= Hurford disjunction =

Disjunction in formal semantics

In formal semantics, a Hurford disjunction is a disjunction in which one of the disjuncts entails the other. The concept was first identified by British linguist James Hurford. The sentence "Mary is in the Netherlands or she is in Amsterdam" is an example of a Hurford disjunction since one cannot be in Amsterdam without being in the Netherlands. Other examples are shown below:

1. #Tamina saw a Beatle or Paul McCartney.
2. #The number I'm thinking of is divisible by 4 or it's even.
3. #Is Wilbur a pig or an animal?

As indicated by the octothorps in the above examples, Hurford disjunctions are typically infelicitous. Their infelicity has been argued to arise from them being redundant, since simply uttering the stronger of the two disjuncts would have had the same semantic effect. Thus, they have been taken as motivation for a principle such as the following:

Local Redundancy: An utterance is infelicitous if its logical form contains an instance of a binary operator $\oplus$ applied to arguments $A$ or $B$, whose semantic contribution is contextually equivalent to that of either $A$ or $B$ on its own.

However, some particular instances of Hurford disjunctions are felicitous.

1. Sofia ate some of the pizza or all of it.
2. Henrietta is five feet tall or six feet tall.

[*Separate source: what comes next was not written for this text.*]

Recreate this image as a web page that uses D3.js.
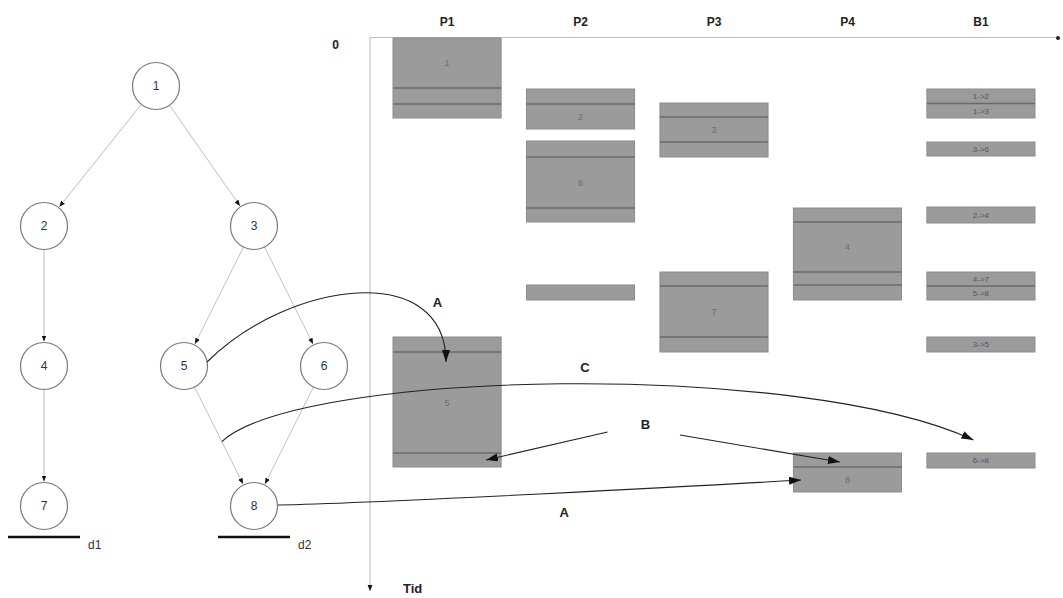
<!DOCTYPE html>
<html>
<head>
<meta charset="utf-8">
<script src="https://cdn.jsdelivr.net/npm/d3@7"></script>
<style>
  body { margin: 0; background: #fff; }
  text { font-family: "Liberation Sans", Arial, sans-serif; }
</style>
</head>
<body>
<svg id="chart" width="1063" height="598"></svg>
<script>
// columns of the schedule (processors + bus)
var columns = ["P1", "P2", "P3", "P4", "B1"];

// task blocks: start/end in time units, marks = inner division lines
var tasks = [
  {col: "P1", label: "1", start: 0,    end: 8.0,  marks: [5.0, 6.6]},
  {col: "P1", label: "5", start: 29.9, end: 42.9, marks: [31.4, 41.5]},
  {col: "P2", label: "2", start: 5.1,  end: 9.1,  marks: [6.6]},
  {col: "P2", label: "6", start: 10.3, end: 18.4, marks: [11.9, 17.0]},
  {col: "P2", label: "",  start: 24.7, end: 26.2, marks: []},
  {col: "P3", label: "3", start: 6.5,  end: 11.9, marks: [7.9, 10.4]},
  {col: "P3", label: "7", start: 23.4, end: 31.4, marks: [24.8, 29.9]},
  {col: "P4", label: "4", start: 17.0, end: 26.2, marks: [18.4, 23.4, 24.7]},
  {col: "P4", label: "8", start: 41.5, end: 45.4, marks: [42.9]}
];

// messages on the bus
var messages = [
  {start: 5.1,  end: 8.0,  labels: ["1->2", "1->3"]},
  {start: 10.4, end: 11.8, labels: ["3->6"]},
  {start: 16.9, end: 18.5, labels: ["2->4"]},
  {start: 23.4, end: 26.2, labels: ["4->7", "5->8"]},
  {start: 29.9, end: 31.4, labels: ["3->5"]},
  {start: 41.5, end: 43.0, labels: ["6->8"]}
];

// task graph
var nodes = [
  {id: 1, gx: 1.6, lv: 0}, {id: 2, gx: 0, lv: 1}, {id: 3, gx: 3, lv: 1},
  {id: 4, gx: 0, lv: 2},   {id: 5, gx: 2, lv: 2}, {id: 6, gx: 4, lv: 2},
  {id: 7, gx: 0, lv: 3},   {id: 8, gx: 3, lv: 3}
];
var edges = [[1, 2], [1, 3], [2, 4], [3, 5], [3, 6], [4, 7], [5, 8], [6, 8]];
var deadlines = [{label: "d1", node: 7}, {label: "d2", node: 8}];

// annotation arrows (graph -> schedule)
var arrows = [
  {from: {node: 5, dx: 23, dy: -4}, to: {col: "P1", fx: 0.49, t: 32.4}, c1: [83, -82], c2: [0, -102]},
  {from: {edge: [5, 8], f: 0.54},   to: {col: "B1", fx: 0.43, t: 40.2}, c1: [78, -72], c2: [-172, -80]},
  {from: {col: "P2", fx: 0.75, t: 39.4}, to: {col: "P1", fx: 0.86, t: 42.2}, c1: [0, 0], c2: [0, 0]},
  {from: {col: "P3", fx: 0.185, t: 39.7}, to: {col: "P4", fx: 0.43, t: 42.4}, c1: [0, 0], c2: [0, 0]},
  {from: {node: 8, dx: 24, dy: -1}, to: {col: "P4", fx: 0.07, t: 44.2}, c1: [100, -2], c2: [-100, 6]}
];
var arrowLabels = [
  {text: "A", col: "P1", fx: 0.41, t: 26.4},
  {text: "C", col: "P2", fx: 0.54, t: 32.9},
  {text: "B", col: "P2", fx: 1.10, t: 38.6},
  {text: "A", col: "P2", fx: 0.35, t: 47.4}
];

var svg = d3.select("#chart");
var x = d3.scaleBand().domain(columns).range([393, 1035]).paddingInner(0.19).paddingOuter(0);
var y = d3.scaleLinear().domain([0, 55]).range([38, 588]);
var gx = d3.scaleLinear().domain([0, 4]).range([44, 324]);
var gy = d3.scaleLinear().domain([0, 3]).range([86, 506]);
var R = 23.5;
var bw = x.bandwidth();

var defs = svg.append("defs");
defs.append("marker").attr("id", "tip")
  .attr("viewBox", "0 0 10 10").attr("refX", 10).attr("refY", 5)
  .attr("markerWidth", 6).attr("markerHeight", 6).attr("markerUnits", "userSpaceOnUse")
  .attr("orient", "auto")
  .append("path").attr("d", "M0,1 L10,5 L0,9 z").attr("fill", "#111");
defs.append("marker").attr("id", "head")
  .attr("viewBox", "0 0 12 8").attr("refX", 12).attr("refY", 4)
  .attr("markerWidth", 12).attr("markerHeight", 8).attr("markerUnits", "userSpaceOnUse")
  .attr("orient", "auto")
  .append("path").attr("d", "M0,0 L12,4 L0,8 z").attr("fill", "#111");

// ---- schedule axes
var xAxis = svg.append("g").attr("transform", "translate(0," + y(0) + ")")
  .call(d3.axisTop(x).tickSize(0).tickPadding(12));
xAxis.select(".domain").remove();
xAxis.selectAll("text").attr("font-size", 12).attr("font-weight", "bold").attr("fill", "#222");

var yAxis = svg.append("g").attr("transform", "translate(370,0)")
  .call(d3.axisLeft(y).tickValues([0]).tickSize(0).tickPadding(31));
yAxis.select(".domain").remove();
yAxis.selectAll("text").attr("font-size", 12).attr("font-weight", "bold").attr("fill", "#222").attr("dy", "0.85em");

svg.append("line").attr("x1", 370).attr("x2", 1056).attr("y1", y(0) - 0.5).attr("y2", y(0) - 0.5)
  .attr("stroke", "#bbb").attr("stroke-width", 1);
svg.append("circle").attr("cx", 1058).attr("cy", y(0)).attr("r", 2).attr("fill", "#222");
svg.append("line").attr("x1", 370).attr("x2", 370).attr("y1", y(0) - 1).attr("y2", 591)
  .attr("stroke", "#bbb").attr("stroke-width", 1).attr("marker-end", "url(#tip)");
svg.append("text").attr("x", 403).attr("y", 593).attr("font-size", 13).attr("font-weight", "bold")
  .attr("fill", "#222").text("Tid");

// ---- task blocks
var tg = svg.append("g").selectAll("g").data(tasks).enter().append("g");
tg.append("rect")
  .attr("x", function(d) { return x(d.col); })
  .attr("y", function(d) { return y(d.start); })
  .attr("width", bw)
  .attr("height", function(d) { return y(d.end) - y(d.start); })
  .attr("fill", "#9b9b9b").attr("stroke", "#8c8c8c").attr("stroke-width", 1);
tg.selectAll("line").data(function(d) { return d.marks.map(function(m) { return {col: d.col, t: m}; }); })
  .enter().append("line")
  .attr("x1", function(d) { return x(d.col); })
  .attr("x2", function(d) { return x(d.col) + bw; })
  .attr("y1", function(d) { return y(d.t); })
  .attr("y2", function(d) { return y(d.t); })
  .attr("stroke", "#6a6a6a").attr("stroke-width", 1.5);
tg.append("text")
  .attr("x", function(d) { return x(d.col) + bw / 2; })
  .attr("y", function(d) {
    var b = [d.start].concat(d.marks, [d.end]), best = 0;
    for (var i = 1; i < b.length - 1; i++) if (b[i + 1] - b[i] > b[best + 1] - b[best]) best = i;
    return y((b[best] + b[best + 1]) / 2);
  })
  .attr("dy", "0.35em").attr("text-anchor", "middle")
  .attr("font-size", 9).attr("fill", "#6e6e6e")
  .text(function(d) { return d.label; });

// ---- bus messages
var mg = svg.append("g").selectAll("g").data(messages).enter().append("g");
mg.append("rect")
  .attr("x", x("B1")).attr("width", bw)
  .attr("y", function(d) { return y(d.start); })
  .attr("height", function(d) { return y(d.end) - y(d.start); })
  .attr("fill", "#9b9b9b").attr("stroke", "#8c8c8c").attr("stroke-width", 1);
mg.filter(function(d) { return d.labels.length > 1; }).append("line")
  .attr("x1", x("B1")).attr("x2", x("B1") + bw)
  .attr("y1", function(d) { return y((d.start + d.end) / 2); })
  .attr("y2", function(d) { return y((d.start + d.end) / 2); })
  .attr("stroke", "#6a6a6a").attr("stroke-width", 1.5);
mg.selectAll("text").data(function(d) {
    var n = d.labels.length, h = (d.end - d.start) / n;
    return d.labels.map(function(l, i) { return {text: l, t: d.start + h * (i + 0.5)}; });
  })
  .enter().append("text")
  .attr("x", x("B1") + bw / 2)
  .attr("y", function(d) { return y(d.t); })
  .attr("dy", "0.35em").attr("text-anchor", "middle")
  .attr("font-size", 8).attr("fill", "#555")
  .text(function(d) { return d.text; });

// ---- task graph
var byId = {};
nodes.forEach(function(n) { byId[n.id] = {x: gx(n.gx), y: gy(n.lv)}; });

svg.append("g").selectAll("line").data(edges).enter().append("line")
  .each(function(e) {
    var a = byId[e[0]], b = byId[e[1]];
    var dx = b.x - a.x, dy = b.y - a.y, L = Math.sqrt(dx * dx + dy * dy);
    d3.select(this)
      .attr("x1", a.x + dx / L * R).attr("y1", a.y + dy / L * R)
      .attr("x2", b.x - dx / L * (R + 1)).attr("y2", b.y - dy / L * (R + 1));
  })
  .attr("stroke", "#bdbdbd").attr("stroke-width", 1).attr("marker-end", "url(#tip)");

var ng = svg.append("g").selectAll("g").data(nodes).enter().append("g")
  .attr("transform", function(d) { return "translate(" + gx(d.gx) + "," + gy(d.lv) + ")"; });
ng.append("circle").attr("r", R).attr("fill", "#fff").attr("stroke", "#777").attr("stroke-width", 1.2);
ng.append("text").attr("text-anchor", "middle").attr("dy", "0.35em")
  .attr("font-size", 12).attr("fill", "#333")
  .text(function(d) { return d.id; });

var dg = svg.append("g").selectAll("g").data(deadlines).enter().append("g");
dg.append("line")
  .attr("x1", function(d) { return byId[d.node].x - 36; })
  .attr("x2", function(d) { return byId[d.node].x + 36; })
  .attr("y1", function(d) { return byId[d.node].y + 31; })
  .attr("y2", function(d) { return byId[d.node].y + 31; })
  .attr("stroke", "#111").attr("stroke-width", 2.5);
dg.append("text")
  .attr("x", function(d) { return byId[d.node].x + 44; })
  .attr("y", function(d) { return byId[d.node].y + 43; })
  .attr("font-size", 12).attr("fill", "#333")
  .text(function(d) { return d.label; });

// ---- annotation arrows
function pt(p) {
  if (p.node) { var n = byId[p.node]; return [n.x + p.dx, n.y + p.dy]; }
  if (p.edge) {
    var a = byId[p.edge[0]], b = byId[p.edge[1]];
    return [a.x + (b.x - a.x) * p.f, a.y + (b.y - a.y) * p.f];
  }
  return [x(p.col) + p.fx * bw, y(p.t)];
}
svg.append("g").selectAll("path").data(arrows).enter().append("path")
  .attr("d", function(d) {
    var s = pt(d.from), e = pt(d.to);
    var p = d3.path();
    p.moveTo(s[0], s[1]);
    p.bezierCurveTo(s[0] + d.c1[0], s[1] + d.c1[1], e[0] + d.c2[0], e[1] + d.c2[1], e[0], e[1]);
    return p.toString();
  })
  .attr("fill", "none").attr("stroke", "#222").attr("stroke-width", 1.1)
  .attr("marker-end", "url(#head)");

svg.append("g").selectAll("text").data(arrowLabels).enter().append("text")
  .attr("x", function(d) { return x(d.col) + d.fx * bw; })
  .attr("y", function(d) { return y(d.t); })
  .attr("dy", "0.35em").attr("text-anchor", "middle")
  .attr("font-size", 13).attr("font-weight", "bold").attr("fill", "#222")
  .text(function(d) { return d.text; });
</script>
</body>
</html>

Felicitous Hurford disjunctions have been analyzed by positing that the weaker disjunct is strengthened by an embedded scalar implicature which eliminates the entailment between the disjuncts. For instance, in the first of the felicitous examples above, the left disjunct's unenriched meaning is simply that Sofia ate a nonzero amount of pizza. This would result in a redundancy violation since eating all the pizza entails eating a nonzero amount of it. However, if an embedded scalar implicature enriches this disjunct so that it denotes the proposition that that Sofia ate some but not all of the pizza, this entailment no longer goes through. Eating all of the pizza does not entail eating some but not all of it. Thus, Local Redundancy will still be satisfied.